Directions for this task:
Nothing but the lines from the top of the data to the line holding "return xs, ys" should be printed, word for word and both ends included; leave the pictures out.

Source data:
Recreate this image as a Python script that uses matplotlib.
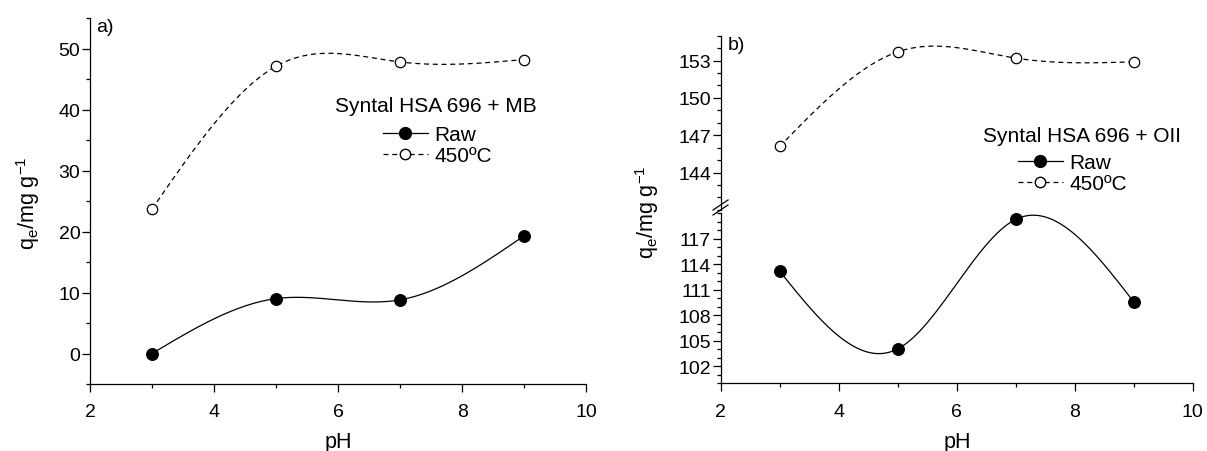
import numpy as np
import matplotlib
matplotlib.use("Agg")
import matplotlib.pyplot as plt
from matplotlib.ticker import MultipleLocator
from matplotlib.lines import Line2D

plt.rcParams['font.family'] = ['Liberation Sans', 'DejaVu Sans']
plt.rcParams['mathtext.fontset'] = 'custom'
plt.rcParams['mathtext.rm'] = 'Liberation Sans'
plt.rcParams['mathtext.it'] = 'Liberation Sans:italic'

# data
ph = [3, 5, 7, 9]
mb_raw = [0.0, 9.0, 8.8, 19.3]
mb_450 = [23.7, 47.1, 47.8, 48.2]
oii_raw = [113.2, 104.05, 119.3, 109.6]
oii_450 = [146.1, 153.7, 153.2, 152.9]

x_ticks = [2, 4, 6, 8, 10]
ylabel = r'q$_\mathregular{e}$/mg g$^{\mathregular{-1}}$'


def natural_spline(x, y, n=200):
    # natural cubic spline through the points (smooth connector like Origin)
    x = np.asarray(x, float)
    y = np.asarray(y, float)
    k = len(x)
    h = np.diff(x)
    A = np.zeros((k, k))
    b = np.zeros(k)
    A[0, 0] = 1
    A[-1, -1] = 1
    for i in range(1, k - 1):
        A[i, i - 1] = h[i - 1]
        A[i, i] = 2 * (h[i - 1] + h[i])
        A[i, i + 1] = h[i]
        b[i] = 6 * ((y[i + 1] - y[i]) / h[i] - (y[i] - y[i - 1]) / h[i - 1])
    M = np.linalg.solve(A, b)
    xs = np.linspace(x[0], x[-1], n)
    ys = np.empty_like(xs)
    for j, xv in enumerate(xs):
        i = min(np.searchsorted(x, xv, side='right') - 1, k - 2)
        t1 = x[i + 1] - xv
        t0 = xv - x[i]
        ys[j] = (M[i] * t1 ** 3 + M[i + 1] * t0 ** 3) / (6 * h[i]) \
            + (y[i] / h[i] - M[i] * h[i] / 6) * t1 \
            + (y[i + 1] / h[i] - M[i + 1] * h[i] / 6) * t0
    return xs, ys


FS = 14
LFS = 15
AFS = 15.5
raw_style = dict(color='black', lw=0.9)
hot_style = dict(color='black', lw=0.9, dashes=(4, 3))
raw_mk = dict(ls='none', marker='o', ms=8.5, mfc='black', mec='black', mew=0.8)
hot_mk = dict(ls='none', marker='o', ms=7.5, mfc='white', mec='black', mew=0.9)


def style_ax(ax, bottom=True):
    for s in ['top', 'right']:
        ax.spines[s].set_visible(False)
    ax.spines['left'].set_linewidth(0.9)
    ax.spines['bottom'].set_linewidth(0.9)
    if not bottom:
        ax.spines['bottom'].set_visible(False)
        ax.tick_params(axis='x', which='both', bottom=False, labelbottom=False)
    ax.tick_params(which='major', direction='out', length=6, width=0.9, labelsize=FS)
    ax.tick_params(which='minor', direction='out', length=3, width=0.9)
    ax.tick_params(axis='y', pad=1)
    ax.tick_params(axis='x', pad=8)


def draw(ax, xv, yv, line_kw, mk_kw):
    xs, ys = natural_spline(xv, yv)
    ax.plot(xs, ys, **line_kw)
    ax.plot(xv, yv, **mk_kw)


def legend_handles():
    h1 = Line2D([], [], marker='o', ms=8.5, mfc='black', mec='black', **raw_style)
    h2 = Line2D([], [], marker='o', ms=7.5, mfc='white', mec='black', **hot_style)
    return [h1, h2], ['Raw', '450ºC']


fig = plt.figure(figsize=(12.07, 4.52), dpi=100)

# panel a
ax1 = fig.add_axes([0.0746, 0.1482, 0.411, 0.8097])
draw(ax1, ph, mb_450, hot_style, hot_mk)
draw(ax1, ph, mb_raw, raw_style, raw_mk)
ax1.set_xlim(2, 10)
ax1.set_ylim(-5, 55)
ax1.set_xticks(x_ticks)
ax1.xaxis.set_minor_locator(MultipleLocator(1))
ax1.set_yticks([0, 10, 20, 30, 40, 50])
ax1.yaxis.set_minor_locator(MultipleLocator(5))
style_ax(ax1)
fig.text(96 / 1207, 1 - 27 / 452, 'a)', fontsize=FS, va='center', ha='left')
fig.text(28 / 1207, 1 - 203 / 452, ylabel, fontsize=AFS, rotation=90, va='center', ha='center')
fig.text(338 / 1207, 1 - 443 / 452, 'pH', fontsize=AFS, va='center', ha='center')
fig.text(335 / 1207, 1 - 107 / 452, 'Syntal HSA 696 + MB', fontsize=LFS, va='center', ha='left')
hs, ls = legend_handles()
fig.legend(hs, ls, loc='upper left', bbox_to_anchor=(383 / 1207, 1 - 126 / 452),
           frameon=False, fontsize=LFS, handlelength=2.15, handletextpad=0.3,
           labelspacing=0.1, borderpad=0, borderaxespad=0)

# panel b (broken y axis)
axl = fig.add_axes([0.5971, 0.1498, 0.391, 0.3757])
axu = fig.add_axes([0.5971, 0.5334, 0.391, 0.3854])
for ax in (axl, axu):
    draw(ax, ph, oii_450, hot_style, hot_mk)
    draw(ax, ph, oii_raw, raw_style, raw_mk)
    ax.set_xlim(2, 10)
    ax.patch.set_alpha(0)
axl.set_ylim(100, 120)
axl.set_yticks([102, 105, 108, 111, 114, 117])
axl.yaxis.set_minor_locator(MultipleLocator(1))
axl.set_xticks(x_ticks)
axl.xaxis.set_minor_locator(MultipleLocator(1))
style_ax(axl)
axu.set_ylim(141, 155)
axu.set_yticks([144, 147, 150, 153])
axu.yaxis.set_minor_locator(MultipleLocator(1))
style_ax(axu, bottom=False)

# break marks on the y axis
for yy in (206, 211):
    fig.add_artist(Line2D([713 / 1207, 728 / 1207],
                          [1 - (yy + 5) / 452, 1 - (yy - 5) / 452],
                          color='black', lw=0.9))
fig.text(728 / 1207, 1 - 45 / 452, 'b)', fontsize=FS, va='center', ha='left')
fig.text(647 / 1207, 1 - 212 / 452, ylabel, fontsize=AFS, rotation=90, va='center', ha='center')
fig.text(957 / 1207, 1 - 443 / 452, 'pH', fontsize=AFS, va='center', ha='center')
fig.text(983 / 1207, 1 - 137 / 452, 'Syntal HSA 696 + OII', fontsize=LFS, va='center', ha='left')
hs, ls = legend_handles()
fig.legend(hs, ls, loc='upper left', bbox_to_anchor=(1018 / 1207, 1 - 154 / 452),
           frameon=False, fontsize=LFS, handlelength=2.15, handletextpad=0.3,
           labelspacing=0.1, borderpad=0, borderaxespad=0)

fig.savefig('out.png', dpi=100)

Written reply:
Recreate this image as a Python script that uses matplotlib.
import numpy as np
import matplotlib
matplotlib.use("Agg")
import matplotlib.pyplot as plt
from matplotlib.ticker import MultipleLocator
from matplotlib.lines import Line2D

plt.rcParams['font.family'] = ['Liberation Sans', 'DejaVu Sans']
plt.rcParams['mathtext.fontset'] = 'custom'
plt.rcParams['mathtext.rm'] = 'Liberation Sans'
plt.rcParams['mathtext.it'] = 'Liberation Sans:italic'

# data
ph = [3, 5, 7, 9]
mb_raw = [0.0, 9.0, 8.8, 19.3]
mb_450 = [23.7, 47.1, 47.8, 48.2]
oii_raw = [113.2, 104.05, 119.3, 109.6]
oii_450 = [146.1, 153.7, 153.2, 152.9]

x_ticks = [2, 4, 6, 8, 10]
ylabel = r'q$_\mathregular{e}$/mg g$^{\mathregular{-1}}$'


def natural_spline(x, y, n=200):
    # natural cubic spline through the points (smooth connector like Origin)
    x = np.asarray(x, float)
    y = np.asarray(y, float)
    k = len(x)
    h = np.diff(x)
    A = np.zeros((k, k))
    b = np.zeros(k)
    A[0, 0] = 1
    A[-1, -1] = 1
    for i in range(1, k - 1):
        A[i, i - 1] = h[i - 1]
        A[i, i] = 2 * (h[i - 1] + h[i])
        A[i, i + 1] = h[i]
        b[i] = 6 * ((y[i + 1] - y[i]) / h[i] - (y[i] - y[i - 1]) / h[i - 1])
    M = np.linalg.solve(A, b)
    xs = np.linspace(x[0], x[-1], n)
    ys = np.empty_like(xs)
    for j, xv in enumerate(xs):
        i = min(np.searchsorted(x, xv, side='right') - 1, k - 2)
        t1 = x[i + 1] - xv
        t0 = xv - x[i]
        ys[j] = (M[i] * t1 ** 3 + M[i + 1] * t0 ** 3) / (6 * h[i]) \
            + (y[i] / h[i] - M[i] * h[i] / 6) * t1 \
            + (y[i + 1] / h[i] - M[i + 1] * h[i] / 6) * t0
    return xs, ys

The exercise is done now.